Charles Ives (1874-1954) received his earliest musical training from his father, who had served in the Civil War as the Union’s youngest bandmaster before returning to Danbury, Connecticut. The sounds of parade bands and church hymns conducted by his father seeped into young Ives’ musical consciousness, as did their shared experiments with bitonality and other ear-stretching games. He became Connecticut’s youngest salaried church organist at 14, and he went on to study music at Yale. In New York, he worked to become one of the most successful dealers of life insurance in the industry. Privately, he composed the first truly American body of serious music, applying pioneering techniques (often years or decades ahead of the musical establishment) and drawing on the songs and hymns he loved.

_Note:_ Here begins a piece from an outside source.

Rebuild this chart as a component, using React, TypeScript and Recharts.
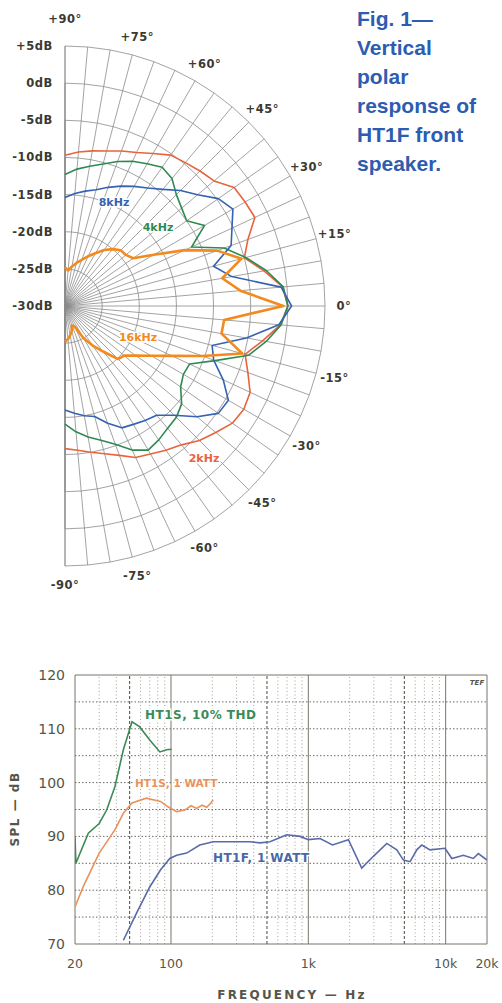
import {
  RadarChart, PolarGrid, PolarAngleAxis, PolarRadiusAxis, Radar,
  LineChart, Line, XAxis, YAxis, ReferenceLine,
} from 'recharts';

// --- polar plot (angle in degrees, level in dB re on-axis) ---
const angles = [90, 85, 80, 75, 70, 65, 60, 55, 50, 45, 40, 35, 30, 25, 20, 15, 10, 5, 0,
  -5, -10, -15, -20, -25, -30, -35, -40, -45, -50, -55, -60, -65, -70, -75, -80, -85, -90];
const db2k = [-9.7, -9.2, -8.8, -8.4, -7.8, -7.2, -6.3, -5.2, -4.8, -4.3, -3.8, -2.2, -2.0, -1.8, -3.8, -5.0, -2.8, -0.6, 0,
  -0.9, -3.0, -4.9, -3.8, -2.5, -2.2, -2.5, -3.5, -4.4, -5.6, -6.3, -7.0, -7.5, -8.6, -9.4, -10.0, -10.5, -10.8];
const db4k = [-12.3, -11.5, -10.9, -10.2, -9.3, -8.5, -7.9, -7.2, -7.6, -8.8, -9.5, -10.0, -8.3, -11.2, -7.2, -4.8, -2.5, -0.5, 0,
  -0.8, -2.5, -4.4, -8.5, -11.5, -11.6, -11.0, -9.5, -8.8, -8.5, -8.0, -7.6, -8.6, -10.2, -11.3, -12.1, -13.0, -14.1];
const db8k = [-15.4, -14.8, -14.3, -13.8, -13.0, -12.2, -11.4, -10.6, -9.5, -8.0, -6.7, -4.8, -3.9, -5.2, -6.2, -9.3, -7.2, -0.8, 0.5,
  -1.1, -5.2, -9.5, -8.7, -6.5, -4.6, -4.8, -6.8, -9.2, -10.8, -11.2, -11.6, -11.9, -13.2, -14.6, -15.0, -15.5, -16.0];
const db16k = [-24.8, -25.2, -24.6, -24.0, -23.4, -22.6, -21.8, -20.8, -20.0, -19.4, -19.3, -18.8, -16.2, -12.2, -8.2, -5.4, -8.5, -6.3, -0.6,
  -8.5, -8.6, -5.3, -10.3, -14.1, -16.6, -18.4, -19.6, -19.9, -22.0, -23.5, -25.0, -27.0, -27.2, -26.5, -26.0, -25.5, -25.2];

const polarData = angles.map((a, i) => ({ angle: a, k2: db2k[i], k4: db4k[i], k8: db8k[i], k16: db16k[i] }));

// --- frequency response ---
const thdFreq = [20, 20.3, 25, 30, 34, 39, 45, 52, 59, 70, 83, 93, 101];
const thdDb = [89.9, 85, 90.6, 92.4, 94.9, 99.2, 106.1, 111.3, 110.4, 107.9, 105.7, 106.1, 106.2];
const subFreq = [20, 23, 30, 39, 45, 52, 66, 84, 95, 110, 126, 140, 154, 168, 182, 195, 203];
const subDb = [76.9, 80.7, 86.9, 91.2, 94.3, 96.2, 97.1, 96.5, 95.5, 94.6, 94.9, 95.7, 95.2, 95.8, 95.4, 96.2, 96.8];
const frontFreq = [45, 56, 70, 84, 98, 110, 130, 162, 203, 285, 376, 445, 526, 697, 871, 1000, 1217, 1500, 1958,
  2449, 2976, 3725, 4408, 4925, 5510, 6163, 6700, 7700, 9900, 11090, 13460, 15900, 17300, 20000];
const frontDb = [70.7, 75.7, 80.6, 83.8, 85.9, 86.5, 86.9, 88.4, 89.0, 89.0, 89.0, 88.8, 89.0, 90.3, 90.0, 89.4, 89.6, 88.4, 89.4,
  84.1, 86.3, 88.7, 87.5, 85.6, 85.3, 87.5, 88.4, 87.5, 87.8, 85.9, 86.5, 85.9, 86.8, 85.6];

const thdData = thdFreq.map((f, i) => ({ f, db: thdDb[i] }));
const subData = subFreq.map((f, i) => ({ f, db: subDb[i] }));
const frontData = frontFreq.map((f, i) => ({ f, db: frontDb[i] }));

const xTicks = [20, 100, 1000, 10000, 20000];
const yTicks = [70, 80, 90, 100, 110, 120];
const hGrid = [75, 80, 85, 90, 95, 100, 105, 110, 115];
const vMinor = [30, 40, 60, 70, 80, 90, 200, 300, 400, 600, 700, 800, 900, 2000, 3000, 4000, 6000, 7000, 8000, 9000];
const vMid = [50, 500, 5000];
const vMajor = [100, 1000, 10000];

const ink = '#3a3a32';
const lblFont = 'DejaVu Sans';

const fmtHz = (v: number) => (v >= 1000 ? `${v / 1000}k` : `${v}`);

// radar curves are open polylines from +90° to -90°, not closed polygons
const openCurve = (p: any) => {
  const pts = (p.points || []).filter((q: any) => Number.isFinite(q.x) && Number.isFinite(q.y));
  const d = pts.map((q: any, i: number) => `${i ? 'L' : 'M'}${q.x},${q.y}`).join('');
  return <path d={d} fill="none" stroke={p.stroke} strokeWidth={p.strokeWidth} strokeLinejoin="round" />;
};

const renderAngleTick = (p: any) => {
  const a = p.payload.value;
  const rad = (p.payload.coordinate * Math.PI) / 180;
  const off = a === 90 ? 19 : 11;
  const x = p.x + off * Math.cos(rad);
  const y = p.y - off * Math.sin(rad);
  const txt = a > 0 ? `+${a}°` : a < 0 ? `-${-a}°` : '0°';
  return (
    <text x={x} y={y} dy="0.35em" textAnchor="middle" fontFamily={lblFont} fontWeight="bold"
      fontSize={11.5} letterSpacing={0.5} fill={ink}>{txt}</text>
  );
};

const renderDbTick = (p: any) => {
  const v = p.payload.value;
  return (
    <text x={p.x - 12} y={p.y} dy="0.35em" textAnchor="end" fontFamily={lblFont} fontWeight="bold"
      fontSize={11.5} letterSpacing={0.6} fill={ink}>{v > 0 ? `+${v}dB` : `${v}dB`}</text>
  );
};

const curveLabel = (x: number, y: number, t: string, c: string) => (
  <text x={x} y={y} dy="0.35em" textAnchor="middle" fontFamily={lblFont} fontWeight="bold" fontSize={11}
    fill={c} stroke="#fff" strokeWidth={3} paintOrder="stroke">{t}</text>
);

export default function App() {
  return (
    <div style={{ position: 'relative', width: 502, height: 1003, background: '#fff' }}>
      <style>{'body{margin:0}'}</style>

      <div style={{ position: 'absolute', left: 0, top: 0 }}>
        <RadarChart width={502} height={600} data={polarData} cx={65} cy={306} outerRadius={260}
          startAngle={-90} endAngle={90} margin={{ top: 0, right: 0, bottom: 0, left: 0 }}>
          <PolarGrid gridType="polygon" polarAngles={angles} stroke="#8c8c8c" strokeWidth={0.8} />
          <PolarAngleAxis dataKey="angle" type="number" scale="linear" domain={[-90, 90]} tickCount={13}
            tick={renderAngleTick} tickLine={false} axisLine={false} />
          <PolarRadiusAxis angle={90} type="number" domain={[-30, 5]} tickCount={8}
            tick={renderDbTick} axisLine={false} tickLine={false} />
          <Radar dataKey="k2" stroke="#e8643c" strokeWidth={1.6} fill="none" shape={openCurve} dot={false} isAnimationActive={false} />
          <Radar dataKey="k4" stroke="#2f8a52" strokeWidth={1.6} fill="none" shape={openCurve} dot={false} isAnimationActive={false} />
          <Radar dataKey="k8" stroke="#3562b2" strokeWidth={1.6} fill="none" shape={openCurve} dot={false} isAnimationActive={false} />
          <Radar dataKey="k16" stroke="#f28a1e" strokeWidth={2.6} fill="none" shape={openCurve} dot={false} isAnimationActive={false} />
        </RadarChart>
      </div>

      <svg width={502} height={600} style={{ position: 'absolute', left: 0, top: 0, pointerEvents: 'none' }}>
        {curveLabel(114, 202, '8kHz', '#3562b2')}
        {curveLabel(158, 227, '4kHz', '#2f8a52')}
        {curveLabel(138, 337, '16kHz', '#f28a1e')}
        {curveLabel(204, 458, '2kHz', '#e8643c')}
      </svg>

      <div style={{
        position: 'absolute', left: 357, top: 4, fontFamily: 'Liberation Sans', fontWeight: 'bold',
        fontSize: 21, lineHeight: '29px', color: '#2d5cb0',
      }}>
        Fig. 1—<br />Vertical<br />polar<br />response of<br />HT1F front<br />speaker.
      </div>

      <div style={{ position: 'absolute', left: 0, top: 660 }}>
        <LineChart width={502} height={343} margin={{ top: 15, right: 15, bottom: 29, left: 8 }}>
          <XAxis dataKey="f" type="number" scale="log" domain={[20, 20000]} ticks={xTicks} tickFormatter={fmtHz}
            interval={0} allowDataOverflow axisLine={false} tickLine={false} tickSize={6} tickMargin={9} height={30}
            tick={{ fontSize: 12.5, fill: '#55554a', fontFamily: lblFont }} />
          <YAxis type="number" domain={[70, 120]} ticks={yTicks} axisLine={false} tickLine={false} width={67}
            tickSize={6} tickMargin={4} tick={{ fontSize: 14, fill: '#55554a', fontFamily: lblFont }} />
          {hGrid.map((v) => <ReferenceLine key={`h${v}`} y={v} stroke="#5a5a52" strokeWidth={0.9} strokeDasharray="1.5 2" />)}
          {vMinor.map((v) => <ReferenceLine key={`m${v}`} x={v} stroke="#8a8a80" strokeWidth={0.8} strokeDasharray="1 2.5" />)}
          {vMid.map((v) => <ReferenceLine key={`d${v}`} x={v} stroke="#4a4a42" strokeWidth={1} strokeDasharray="3 2" />)}
          {vMajor.map((v) => <ReferenceLine key={`s${v}`} x={v} stroke="#77776c" strokeWidth={1} />)}
          <ReferenceLine x={20} stroke="#77776c" strokeWidth={1} />
          <ReferenceLine x={20000} stroke="#77776c" strokeWidth={1} />
          <ReferenceLine y={70} stroke="#77776c" strokeWidth={1} />
          <ReferenceLine y={120} stroke="#77776c" strokeWidth={1} />
          <Line data={thdData} dataKey="db" stroke="#3d8a58" strokeWidth={1.6} dot={false} isAnimationActive={false} />
          <Line data={subData} dataKey="db" stroke="#e8935e" strokeWidth={1.6} dot={false} isAnimationActive={false} />
          <Line data={frontData} dataKey="db" stroke="#5a6aa8" strokeWidth={1.6} dot={false} isAnimationActive={false} />
        </LineChart>
      </div>

      <svg width={502} height={343} style={{ position: 'absolute', left: 0, top: 660, pointerEvents: 'none' }}>
        <text x={145} y={55} dy="0.35em" fontFamily={lblFont} fontWeight="bold" fontSize={12} letterSpacing={0.5}
          fill="#3d8a58" stroke="#fff" strokeWidth={3} paintOrder="stroke">HT1S, 10% THD</text>
        <text x={135} y={123} dy="0.35em" fontFamily={lblFont} fontWeight="bold" fontSize={10.5}
          fill="#e8935e" stroke="#fff" strokeWidth={3} paintOrder="stroke">HT1S, 1 WATT</text>
        <text x={213} y={198} dy="0.35em" fontFamily={lblFont} fontWeight="bold" fontSize={12} letterSpacing={0.4}
          fill="#4a68a8" stroke="#fff" strokeWidth={3} paintOrder="stroke">HT1F, 1 WATT</text>
        <text x={477} y={25} textAnchor="middle" fontFamily={lblFont} fontStyle="italic" fontWeight="bold"
          fontSize={7} fill="#55554a">TEF</text>
        <text x={15} y={149} textAnchor="middle" dy="0.35em" transform="rotate(-90 15 149)" fontFamily={lblFont}
          fontWeight="bold" fontSize={12} letterSpacing={1.5} fill="#55554a">SPL — dB</text>
        <text x={292} y={335} textAnchor="middle" dy="0.35em" fontFamily={lblFont} fontWeight="bold" fontSize={12}
          letterSpacing={2.2} fill="#55554a">FREQUENCY — Hz</text>
      </svg>
    </div>
  );
}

Between 1916 and 1919, Ives drafted the four movements of the Piano Sonata No. 2, Concord, Mass., 1840-60, and he kept tinkering with the score past its initial publication in 1920 and the public premiere that finally came in 1938. Ives thought deeply about his musical intentions and the quintessential New Englanders who inspired him, and at the same time he developed an unusually loose approach to his musical notation. Much of the work flows freely with no time signature or bar lines to dictate the rhythmic structure, a mode that Ives equated to writing prose. The sonata pays tribute to writers who forged the distinctly New England ethos of self-reliance and transcendental spirituality that Ives revered: Ralph Waldo Emerson, Nathaniel Hawthorne, the Alcotts (philosopher Bronson Alcott and his daughter, Louisa May Alcott, author of Little Women) and Henry David Thoreau. The other unnamed forefather to this music is Beethoven, who, like the transcendentalists, probed the mysteries of life and faith by embracing nature and investigating his own inner world. Refracted quotations of Beethoven’s Fifth Symphony reinforce the extent to which he served as a model and guide for Ives’ radical realignment of what a piano sonata can be.